We all swam, drifting down along the shore with a mild rip, then ordering the girls to climb out just prior to the fishermen’s poles only to run up the beach and do it all over again.  We jumped off a smallish drop of sand into the water (the Cliffs of Doom) and inspected a bed of hundreds of fingernail-sized clams revealed by the surf (the Clams of Doom).

Later in the day we walked out on the path through the brackish salt marsh that ran between the Bay and the Gulf.  A small bridge over a deeper section of the marsh had an enormous heron parked on it, and Leonie crept up on it until she couldn’t have been more than ten feet away before it finally decided to acknowledge the threat of her and fly on.


Looking down from the bridge into the smooth, sinister water (it was almost black) we could see that the turtles were out in force, sunning themselves on rocks or taking quiet swims just an inch or two below the surface.  As soon as they swam deeper they disappeared in the inky water.

At one point, a giant old snapper surfaced for air, about as prehistoric-looking as you could imagine, and took a lazy lap of the dark pool below us.

Finally, home to dinner and a campfire and a cozy night of sleep.  Maybe.

The replacement air mattresses we bought in New Brunswick have developed a slow leak, meaning that we wake up at about two in the morning with hard parts (hips, shoulders) touching the ground.

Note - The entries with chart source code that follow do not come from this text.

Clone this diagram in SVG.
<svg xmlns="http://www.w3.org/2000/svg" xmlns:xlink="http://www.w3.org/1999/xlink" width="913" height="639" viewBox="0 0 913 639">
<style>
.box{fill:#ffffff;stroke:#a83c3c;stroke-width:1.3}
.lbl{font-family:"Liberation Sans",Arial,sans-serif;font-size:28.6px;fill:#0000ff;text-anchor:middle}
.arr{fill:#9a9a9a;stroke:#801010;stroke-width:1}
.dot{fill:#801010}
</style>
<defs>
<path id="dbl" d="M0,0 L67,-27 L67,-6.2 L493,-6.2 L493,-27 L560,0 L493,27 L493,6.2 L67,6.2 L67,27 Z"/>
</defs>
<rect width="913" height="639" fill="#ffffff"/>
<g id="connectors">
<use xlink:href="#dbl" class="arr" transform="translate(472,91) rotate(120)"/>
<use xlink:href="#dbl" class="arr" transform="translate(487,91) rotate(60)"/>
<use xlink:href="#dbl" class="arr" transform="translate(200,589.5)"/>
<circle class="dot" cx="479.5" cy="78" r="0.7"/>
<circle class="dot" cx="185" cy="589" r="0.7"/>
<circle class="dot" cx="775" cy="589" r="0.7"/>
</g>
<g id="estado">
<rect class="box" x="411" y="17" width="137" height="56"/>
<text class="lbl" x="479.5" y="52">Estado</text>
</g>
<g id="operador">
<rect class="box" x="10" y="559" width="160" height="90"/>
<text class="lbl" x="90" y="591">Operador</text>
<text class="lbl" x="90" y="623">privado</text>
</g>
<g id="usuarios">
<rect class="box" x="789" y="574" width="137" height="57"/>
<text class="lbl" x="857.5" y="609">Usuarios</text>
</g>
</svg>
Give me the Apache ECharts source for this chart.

The mattress issue is maddening.  There seems to be no practical middle ground for vehicle-based camping.  There are either cheap air mattresses (the $20 Coleman or equivalent) available at any WalMart but the second you buy one you know you’re sleeping on borrowed time.  They will develop leaks, the only question is when, and our experience is beginning to show us that 30 days of continuous use is about it.

Higher end Therm A Rest mattresses, which we have and used extensively when we were younger and doing backcountry camping, are fantastic – totally bulletproof, in our experience, and ours are well over ten years in use without issue, but they aren’t exactly plush at maybe half an inch thick.  We have ours in the truck as backups, and they’re seeing a little too much use.

They’re also five or ten times as expensive as the disposable Colemans.

So, Coleman marketing executives, if you’re reading this, know two things: First, I want to buy your product, because a three inch thick air mattress is super comfy and exactly what I am looking for, but I am getting awfully tired of throwing one out every month.  Second, can’t you make a “Coleman Plus” or “Coleman Supreme”, higher quality and more durable than your ordinary stuff, charge me double or triple for it, and have it last a year or more?

There has to be some way to get the factory in China to do a better job than they’re currently doing.

Regardless, for the moment we’re sleeping on a white sand dune, so even when the mattress deflates in the dead of night it is a soft landing.

Such are the problems I inherited when I renounced my life in Brooklyn, with its  king-sized mattress with fluffy extra top thingy, to enjoy – will I be sleeping on the ground, or two inches above it?